Let $f$ and $g$ be two holomorphic functions on the disk $D$. If $f(z)g(z)$ $=$ $0$ for all z $\in$ $D$, show that either $f$ or $g$ in constantly zero in $D$.
So this is what I have gotten:
Suppose $f(z)g(z) = 0$ for all $z \in D$
Let $Z(fg) = \{z\in D: \, f(z)g(z)=0\}$ is the zero set of $(fg)$
Then $Z(fg)$ has a limit point in $D$ since $Z(fg) = D$, call the limit point as $\alpha$.

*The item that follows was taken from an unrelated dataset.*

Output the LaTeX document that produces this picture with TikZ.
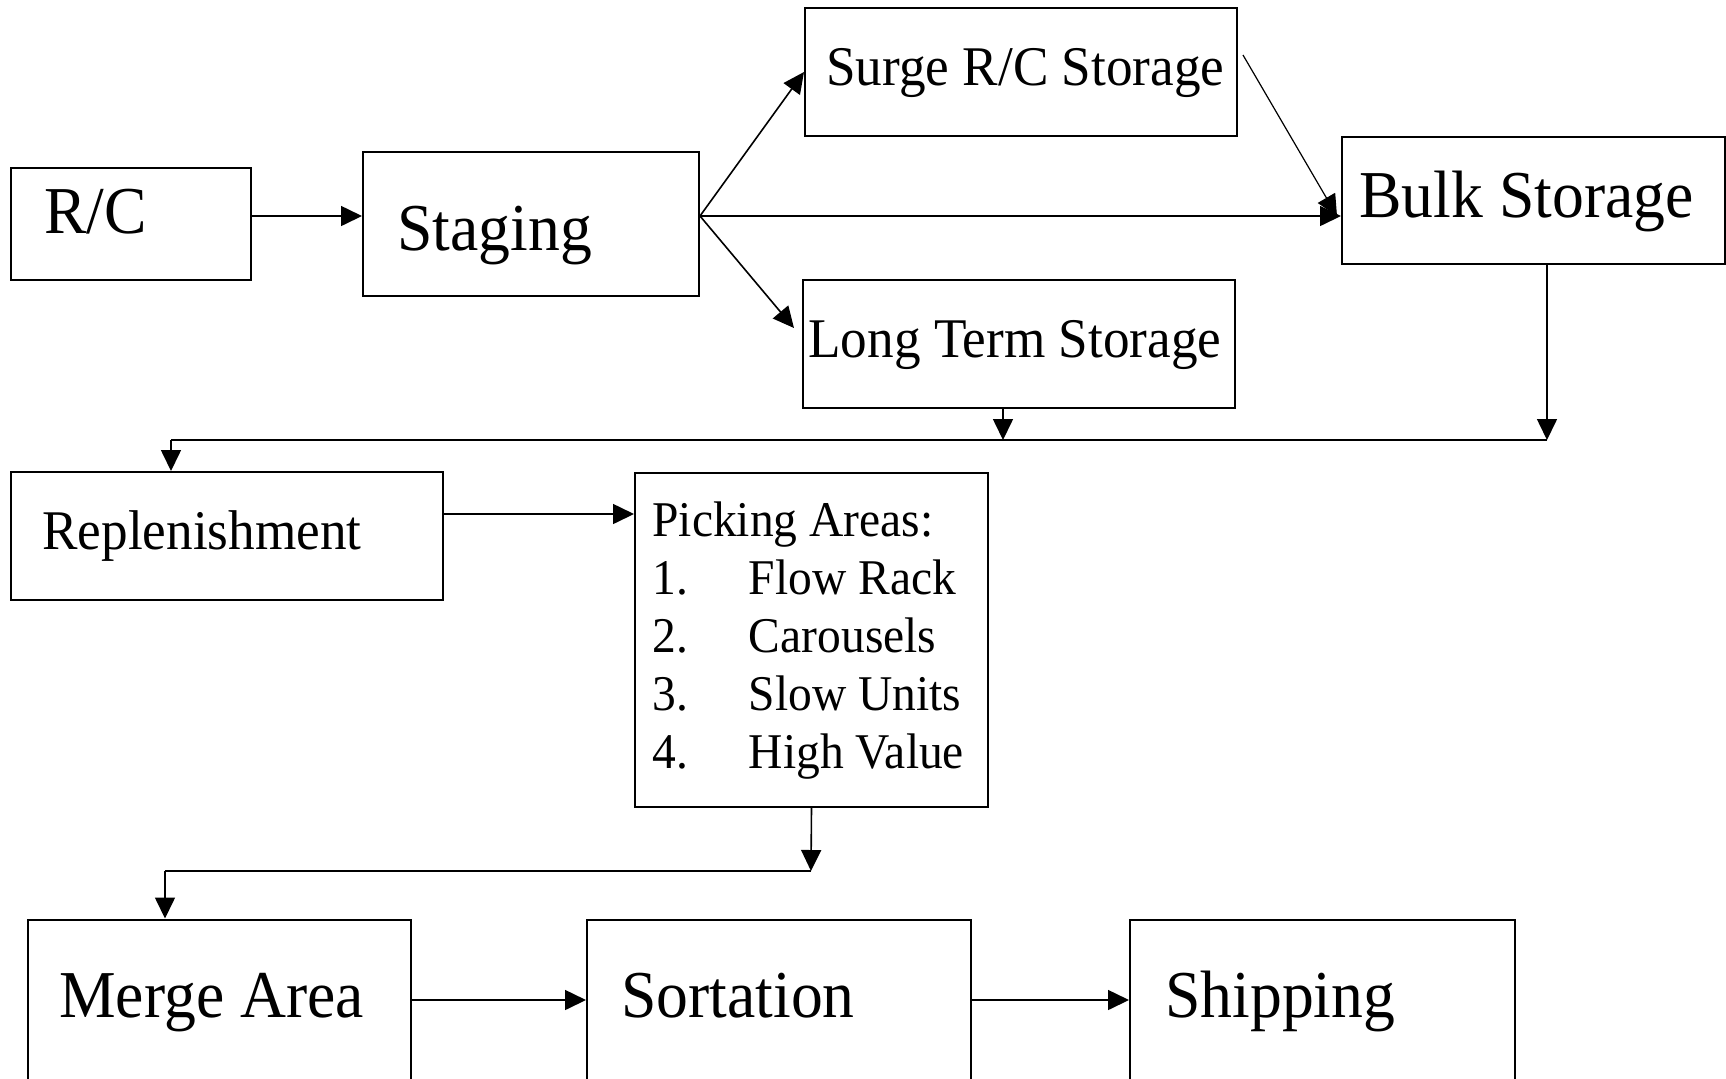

Let $$Z(f) = z\in D \mid f(z)=0$$ $$Z(g) = z\in D \mid g(z)=0$$ Choose $r>0$ such that $B_r$($\alpha$)$\subset$$D$
If $f(z) = 0$ for all $z$ in $B_r$($\alpha$), then $B_r(\alpha)\subset Z(f)$
and since $B_r$($\alpha$) has a limit point in $D$, so does $Z(f)$
hence $f = 0$
Now, if $f\not\equiv0$ in $B_r$($\alpha$), there is some $z_0\in B_r(\alpha)$
such that $f(z_0) \neq 0$
but then $g(z_0) = 0$
Now, let $0<r_1<r$ such that $z_0 \notin Br_1 (\alpha)$
If $f\equiv0$ on $Br_1 (\alpha)$ then, we are done.
If that is not the case, there is $z_1 \in Br_1 (\alpha)$ such that
$f(z_1)\neq 0$. Then, $g(z_1)=0$
Either this process will terminate ($f\equiv 0$ on $Br_c(\alpha)$ for some $i$)
(or) we will have a sequence $(z_c)_{c=0}^\infty$ converging to $\alpha$.
But this sequence is entirely in $Z(g)$
So $Z(g)$ has a limit point in $0$.
Hence by identity theorem, $g\equiv0$ in $D$.
It is correct. You did a writing mistake that I corrected: in fact, you wrote $g(z_1) \neq 0$, but it must be $g(z_1)=0$ in order to obtain the correct proof.